The city council is promoting Florence through a national marketing operation, having gathered information into a single database about the large public and private properties that are currently abandoned, with the aim of attracting financial resources and favoring their renovation and conversion. Mayor Dario Nardella’s council is presenting the database to potential investors. It is likely to be updated with the 16 regeneration initiatives that the council and state property agency Demanio presented a few days ago.
“Between ex-barracks, historical buildings and other public property, we estimate a surface of 175,000 square meters with an expansion of 600,000 square meters, property of great beauty and a value of about €360 million, situated from the center to the periphery,” said the Demanio agency.
Some of these involve state holding company CDP, such as the recovery of the San Gallo former military hospital, for which CDP Investments has launched a tender and will choose the project developer by the end of March.
A renewed “dynamism” in the Florentine market has been noted among the leading architectural firms in the city and those who promote real estate development.
“The new urban regulation gave legitimacy to big real estate containers and this is a salient element for international and institutional investors,” said Giovanni Belloni, Chief Executive of real estate developer Progenia. “Finally, after two years, Florence has a clear reading tool for the city,” he said.
The signs? The relaunching of the renovation of the former tobacco manufacturing plant through the joint venture between CDP Immobiliare and an international investment fund of which Aermont Capital LLP is an investment advisor. The project foresees a total investment of €200 million to restore a strategic area of the city based in a complex of almost 90,000 square meters.
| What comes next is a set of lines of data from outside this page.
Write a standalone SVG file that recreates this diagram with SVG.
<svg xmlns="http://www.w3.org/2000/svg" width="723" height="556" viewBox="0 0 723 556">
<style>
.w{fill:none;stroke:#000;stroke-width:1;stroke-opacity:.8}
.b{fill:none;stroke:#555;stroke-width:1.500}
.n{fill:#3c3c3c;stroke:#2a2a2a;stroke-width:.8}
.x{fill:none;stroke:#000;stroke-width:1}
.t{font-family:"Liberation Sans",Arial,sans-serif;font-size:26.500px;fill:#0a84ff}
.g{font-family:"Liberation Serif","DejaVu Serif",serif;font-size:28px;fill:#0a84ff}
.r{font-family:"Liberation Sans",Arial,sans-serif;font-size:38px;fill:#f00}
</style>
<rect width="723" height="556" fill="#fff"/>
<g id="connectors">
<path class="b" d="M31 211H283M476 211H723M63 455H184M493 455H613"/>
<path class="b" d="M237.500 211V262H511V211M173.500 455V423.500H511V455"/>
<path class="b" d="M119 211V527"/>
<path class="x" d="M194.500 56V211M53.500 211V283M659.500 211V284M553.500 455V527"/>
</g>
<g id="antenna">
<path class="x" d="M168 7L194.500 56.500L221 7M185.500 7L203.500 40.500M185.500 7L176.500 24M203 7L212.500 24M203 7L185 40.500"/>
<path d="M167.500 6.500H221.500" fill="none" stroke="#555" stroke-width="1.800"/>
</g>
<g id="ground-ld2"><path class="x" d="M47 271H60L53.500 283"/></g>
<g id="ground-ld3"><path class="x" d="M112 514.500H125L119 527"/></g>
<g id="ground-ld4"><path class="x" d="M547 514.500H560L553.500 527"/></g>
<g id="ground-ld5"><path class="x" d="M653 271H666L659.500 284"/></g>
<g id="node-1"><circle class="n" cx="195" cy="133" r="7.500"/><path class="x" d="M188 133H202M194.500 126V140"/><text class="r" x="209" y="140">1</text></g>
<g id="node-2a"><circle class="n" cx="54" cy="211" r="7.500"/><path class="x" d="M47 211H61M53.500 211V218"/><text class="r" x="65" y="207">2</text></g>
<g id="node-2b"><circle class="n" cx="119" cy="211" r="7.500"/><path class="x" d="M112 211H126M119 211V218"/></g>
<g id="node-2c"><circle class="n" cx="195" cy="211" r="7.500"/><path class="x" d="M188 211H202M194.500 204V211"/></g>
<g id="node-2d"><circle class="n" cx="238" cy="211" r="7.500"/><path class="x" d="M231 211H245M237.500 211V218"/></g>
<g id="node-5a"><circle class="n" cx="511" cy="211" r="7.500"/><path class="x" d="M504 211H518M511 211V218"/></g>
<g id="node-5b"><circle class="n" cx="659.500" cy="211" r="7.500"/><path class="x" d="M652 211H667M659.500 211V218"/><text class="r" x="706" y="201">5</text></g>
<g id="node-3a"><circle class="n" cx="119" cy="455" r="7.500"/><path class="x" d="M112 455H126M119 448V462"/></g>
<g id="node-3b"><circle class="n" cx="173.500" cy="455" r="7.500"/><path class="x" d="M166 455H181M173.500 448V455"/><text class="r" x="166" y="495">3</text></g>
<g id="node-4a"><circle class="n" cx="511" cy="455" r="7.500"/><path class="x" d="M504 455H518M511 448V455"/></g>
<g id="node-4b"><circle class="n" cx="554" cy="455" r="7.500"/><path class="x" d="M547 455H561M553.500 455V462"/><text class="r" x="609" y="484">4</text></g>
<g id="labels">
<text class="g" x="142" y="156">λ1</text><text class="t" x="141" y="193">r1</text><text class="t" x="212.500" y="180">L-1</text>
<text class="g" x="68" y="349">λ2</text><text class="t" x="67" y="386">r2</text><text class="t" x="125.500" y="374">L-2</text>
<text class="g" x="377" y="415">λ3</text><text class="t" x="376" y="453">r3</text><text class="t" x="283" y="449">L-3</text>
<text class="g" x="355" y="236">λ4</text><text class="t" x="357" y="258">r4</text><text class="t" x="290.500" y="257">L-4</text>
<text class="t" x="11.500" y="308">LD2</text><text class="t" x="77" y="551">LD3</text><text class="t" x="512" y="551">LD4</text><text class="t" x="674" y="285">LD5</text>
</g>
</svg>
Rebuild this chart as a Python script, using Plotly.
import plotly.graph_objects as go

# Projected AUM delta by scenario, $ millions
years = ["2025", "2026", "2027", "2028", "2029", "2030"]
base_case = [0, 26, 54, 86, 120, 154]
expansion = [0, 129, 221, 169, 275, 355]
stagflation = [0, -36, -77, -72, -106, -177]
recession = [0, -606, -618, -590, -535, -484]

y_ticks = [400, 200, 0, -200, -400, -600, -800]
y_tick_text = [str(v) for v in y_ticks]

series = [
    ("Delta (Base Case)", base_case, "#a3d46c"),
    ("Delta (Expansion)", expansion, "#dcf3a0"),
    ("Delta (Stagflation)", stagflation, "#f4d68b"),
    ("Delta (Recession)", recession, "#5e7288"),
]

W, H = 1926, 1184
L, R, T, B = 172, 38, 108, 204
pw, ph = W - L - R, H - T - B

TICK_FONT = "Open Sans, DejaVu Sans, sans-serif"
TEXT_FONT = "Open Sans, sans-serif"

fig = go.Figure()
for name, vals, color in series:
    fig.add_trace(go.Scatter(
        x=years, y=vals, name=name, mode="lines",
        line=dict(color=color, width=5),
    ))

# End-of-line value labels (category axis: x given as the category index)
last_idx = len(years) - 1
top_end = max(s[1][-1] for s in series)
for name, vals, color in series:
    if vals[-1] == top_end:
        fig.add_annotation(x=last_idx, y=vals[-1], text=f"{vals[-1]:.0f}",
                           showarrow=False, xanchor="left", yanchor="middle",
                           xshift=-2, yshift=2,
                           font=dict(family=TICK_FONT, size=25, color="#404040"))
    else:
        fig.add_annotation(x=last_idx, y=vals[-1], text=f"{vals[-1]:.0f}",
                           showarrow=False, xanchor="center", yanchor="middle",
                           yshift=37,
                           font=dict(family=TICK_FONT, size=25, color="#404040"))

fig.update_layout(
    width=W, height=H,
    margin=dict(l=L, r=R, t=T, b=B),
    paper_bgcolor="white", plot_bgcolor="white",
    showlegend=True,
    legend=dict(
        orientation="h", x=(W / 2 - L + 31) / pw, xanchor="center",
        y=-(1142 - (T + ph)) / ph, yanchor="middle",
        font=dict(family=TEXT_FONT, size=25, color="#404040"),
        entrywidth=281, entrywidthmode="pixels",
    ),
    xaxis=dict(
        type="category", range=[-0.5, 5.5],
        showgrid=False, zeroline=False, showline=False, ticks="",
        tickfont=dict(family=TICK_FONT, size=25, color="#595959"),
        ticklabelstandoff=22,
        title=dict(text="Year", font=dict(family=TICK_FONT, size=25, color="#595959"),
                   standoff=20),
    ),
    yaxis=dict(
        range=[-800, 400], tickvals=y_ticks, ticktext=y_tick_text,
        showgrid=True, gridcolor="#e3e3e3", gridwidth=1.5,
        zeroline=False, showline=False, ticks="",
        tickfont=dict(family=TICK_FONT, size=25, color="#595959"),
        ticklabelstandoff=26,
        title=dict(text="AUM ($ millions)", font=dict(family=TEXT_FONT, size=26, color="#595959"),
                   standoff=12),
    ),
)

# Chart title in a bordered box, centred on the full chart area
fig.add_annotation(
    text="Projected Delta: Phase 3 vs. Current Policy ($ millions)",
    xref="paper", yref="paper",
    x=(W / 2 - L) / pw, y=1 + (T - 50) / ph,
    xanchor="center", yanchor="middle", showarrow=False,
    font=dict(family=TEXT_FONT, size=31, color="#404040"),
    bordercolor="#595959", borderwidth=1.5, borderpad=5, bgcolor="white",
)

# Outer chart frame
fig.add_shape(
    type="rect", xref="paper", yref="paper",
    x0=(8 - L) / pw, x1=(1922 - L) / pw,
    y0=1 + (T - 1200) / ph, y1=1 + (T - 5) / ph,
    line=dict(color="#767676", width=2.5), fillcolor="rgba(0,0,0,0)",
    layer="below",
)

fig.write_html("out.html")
The process is underway but there is still no defined project.
A year ago, the US group Hines signed a purchasing contract for a 15th century palace in Florence in via Tornabuoni 3: the €80 million deal includes commercial spaces and a hotel structure.
“The project of The Student Hotel is already in an advanced phase,” said Architect Marco Casamonti from the Archea studio, which “with an investment of €40 million is converting the Palazzo del Sonno in an abandoned industrial area into student dorms with 400 rooms.”
The same studio will also design the renovation of the former city theater, where 100 luxury lodgings are due to be developed by the Corso Italia company. They will go on the market with costs ranging between €6,000-€9,000 per square meter. The study led by Casamonti is busy also in the area of Novoli, on four buildings with 100 lodgings on sale at €4,000 per square meter.
Genius Loci Architettura has signed the project for the conversion of the former offices of Cassa di Risparmio di Firenze, in via Bufalini, which will have varied uses including both the residential and commercial, and is about 18,000 square meters of surface space. About 140 luxury lodgings will be created and 100 new car spaces: a conservative restoration operation which aims to put apartments on the market at a figure that is estimated to vary between €4,000-6,000 per square meter. The sole investor is Colony Capital and Idea Fimit is entrusted with the management of the fund.